• _Task instructions_
For the material that follows, list every line containing the word "chart".

• _Source data_
·····

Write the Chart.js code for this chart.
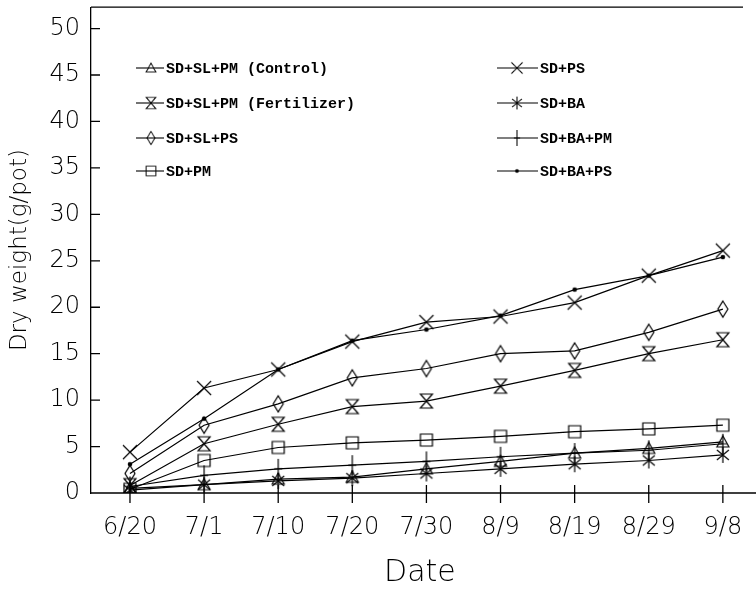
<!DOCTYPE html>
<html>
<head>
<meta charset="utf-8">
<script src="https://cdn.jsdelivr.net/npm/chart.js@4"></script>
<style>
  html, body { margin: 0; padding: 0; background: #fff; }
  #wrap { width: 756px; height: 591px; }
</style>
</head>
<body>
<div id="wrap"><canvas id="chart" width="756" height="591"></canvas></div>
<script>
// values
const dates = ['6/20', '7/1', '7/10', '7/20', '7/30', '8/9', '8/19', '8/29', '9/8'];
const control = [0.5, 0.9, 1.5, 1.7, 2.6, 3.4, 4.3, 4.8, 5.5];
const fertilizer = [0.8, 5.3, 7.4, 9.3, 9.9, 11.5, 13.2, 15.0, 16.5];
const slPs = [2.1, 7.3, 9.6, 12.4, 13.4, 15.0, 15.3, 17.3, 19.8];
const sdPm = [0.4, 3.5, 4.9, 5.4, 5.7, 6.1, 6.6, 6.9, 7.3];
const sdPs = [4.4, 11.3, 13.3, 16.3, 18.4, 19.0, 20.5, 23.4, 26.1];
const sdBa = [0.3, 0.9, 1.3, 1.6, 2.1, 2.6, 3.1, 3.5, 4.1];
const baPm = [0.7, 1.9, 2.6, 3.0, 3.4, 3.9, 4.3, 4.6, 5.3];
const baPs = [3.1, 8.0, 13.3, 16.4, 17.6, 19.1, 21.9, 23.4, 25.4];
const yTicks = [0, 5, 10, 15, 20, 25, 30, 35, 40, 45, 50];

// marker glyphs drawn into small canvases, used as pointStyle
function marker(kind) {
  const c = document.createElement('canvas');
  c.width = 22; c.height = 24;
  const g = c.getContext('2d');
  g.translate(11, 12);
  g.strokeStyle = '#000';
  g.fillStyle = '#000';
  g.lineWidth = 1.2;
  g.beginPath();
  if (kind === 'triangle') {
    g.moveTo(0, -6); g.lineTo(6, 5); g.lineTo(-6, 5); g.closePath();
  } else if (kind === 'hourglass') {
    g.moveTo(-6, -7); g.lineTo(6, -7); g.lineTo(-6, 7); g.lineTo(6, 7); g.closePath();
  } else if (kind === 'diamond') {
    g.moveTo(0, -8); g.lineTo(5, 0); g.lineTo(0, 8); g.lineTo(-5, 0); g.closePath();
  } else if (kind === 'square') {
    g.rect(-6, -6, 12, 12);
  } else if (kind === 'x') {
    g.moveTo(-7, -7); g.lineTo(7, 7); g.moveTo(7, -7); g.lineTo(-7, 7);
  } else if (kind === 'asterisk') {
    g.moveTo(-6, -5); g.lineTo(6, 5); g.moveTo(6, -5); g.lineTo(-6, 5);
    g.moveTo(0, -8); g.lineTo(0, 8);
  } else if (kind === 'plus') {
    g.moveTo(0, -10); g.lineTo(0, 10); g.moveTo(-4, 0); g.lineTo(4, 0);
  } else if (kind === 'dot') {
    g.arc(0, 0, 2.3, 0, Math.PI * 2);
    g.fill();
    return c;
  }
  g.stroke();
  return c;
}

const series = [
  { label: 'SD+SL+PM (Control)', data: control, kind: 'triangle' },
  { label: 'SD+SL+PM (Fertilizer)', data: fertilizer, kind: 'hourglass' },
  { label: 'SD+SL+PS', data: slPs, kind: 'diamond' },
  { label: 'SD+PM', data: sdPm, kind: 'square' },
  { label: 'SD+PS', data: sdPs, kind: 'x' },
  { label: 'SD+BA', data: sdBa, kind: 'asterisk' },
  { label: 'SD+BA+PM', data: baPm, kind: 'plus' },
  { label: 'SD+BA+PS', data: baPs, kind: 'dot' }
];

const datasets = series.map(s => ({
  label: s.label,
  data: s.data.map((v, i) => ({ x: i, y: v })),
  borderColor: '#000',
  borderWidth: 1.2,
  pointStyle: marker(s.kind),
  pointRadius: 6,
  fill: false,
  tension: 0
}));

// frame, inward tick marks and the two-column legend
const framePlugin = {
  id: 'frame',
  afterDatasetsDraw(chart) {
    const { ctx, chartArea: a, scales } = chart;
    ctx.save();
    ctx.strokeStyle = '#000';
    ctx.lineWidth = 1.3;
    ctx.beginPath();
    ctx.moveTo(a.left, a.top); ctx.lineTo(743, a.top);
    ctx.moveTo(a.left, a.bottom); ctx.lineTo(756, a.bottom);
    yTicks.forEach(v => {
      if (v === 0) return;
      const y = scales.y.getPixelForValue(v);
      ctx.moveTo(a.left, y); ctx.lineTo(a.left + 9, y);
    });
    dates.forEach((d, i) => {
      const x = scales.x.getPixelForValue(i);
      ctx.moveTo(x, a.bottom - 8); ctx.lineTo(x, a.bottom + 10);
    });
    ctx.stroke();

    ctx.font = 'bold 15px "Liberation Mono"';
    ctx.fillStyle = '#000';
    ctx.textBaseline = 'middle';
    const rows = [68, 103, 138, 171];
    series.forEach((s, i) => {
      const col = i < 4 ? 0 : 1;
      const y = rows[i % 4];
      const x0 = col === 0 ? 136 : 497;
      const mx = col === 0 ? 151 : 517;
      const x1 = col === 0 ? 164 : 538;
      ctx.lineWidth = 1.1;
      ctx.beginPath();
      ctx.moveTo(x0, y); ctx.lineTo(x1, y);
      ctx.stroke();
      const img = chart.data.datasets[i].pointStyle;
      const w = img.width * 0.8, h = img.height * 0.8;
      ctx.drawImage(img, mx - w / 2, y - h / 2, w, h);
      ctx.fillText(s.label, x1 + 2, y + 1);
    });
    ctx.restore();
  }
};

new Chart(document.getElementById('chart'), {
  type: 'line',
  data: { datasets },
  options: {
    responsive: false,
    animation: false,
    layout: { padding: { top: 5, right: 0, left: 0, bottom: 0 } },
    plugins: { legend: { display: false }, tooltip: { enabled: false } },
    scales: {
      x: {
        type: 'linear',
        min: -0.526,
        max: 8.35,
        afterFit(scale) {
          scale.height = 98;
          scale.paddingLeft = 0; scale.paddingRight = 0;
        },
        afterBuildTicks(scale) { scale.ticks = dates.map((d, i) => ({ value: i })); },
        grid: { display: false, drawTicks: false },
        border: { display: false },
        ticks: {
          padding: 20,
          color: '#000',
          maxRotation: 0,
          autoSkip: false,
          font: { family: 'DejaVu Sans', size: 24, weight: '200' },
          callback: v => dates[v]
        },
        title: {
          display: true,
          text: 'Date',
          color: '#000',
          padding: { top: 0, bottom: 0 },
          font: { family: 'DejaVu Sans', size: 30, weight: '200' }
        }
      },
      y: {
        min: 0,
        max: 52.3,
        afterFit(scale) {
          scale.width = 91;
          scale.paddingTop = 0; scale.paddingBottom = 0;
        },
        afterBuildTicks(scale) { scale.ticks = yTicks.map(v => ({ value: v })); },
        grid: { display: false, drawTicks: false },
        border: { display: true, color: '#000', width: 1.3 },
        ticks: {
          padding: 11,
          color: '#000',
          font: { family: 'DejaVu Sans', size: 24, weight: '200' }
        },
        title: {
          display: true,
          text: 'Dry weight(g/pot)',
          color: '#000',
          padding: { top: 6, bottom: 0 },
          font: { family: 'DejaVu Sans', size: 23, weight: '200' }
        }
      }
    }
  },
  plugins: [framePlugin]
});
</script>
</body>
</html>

·····

• _Full answer_
Write the Chart.js code for this chart.
<script src="https://cdn.jsdelivr.net/npm/chart.js@4"></script>
<div id="wrap"><canvas id="chart" width="756" height="591"></canvas></div>
  afterDatasetsDraw(chart) {
    const { ctx, chartArea: a, scales } = chart;
      const img = chart.data.datasets[i].pointStyle;
new Chart(document.getElementById('chart'), {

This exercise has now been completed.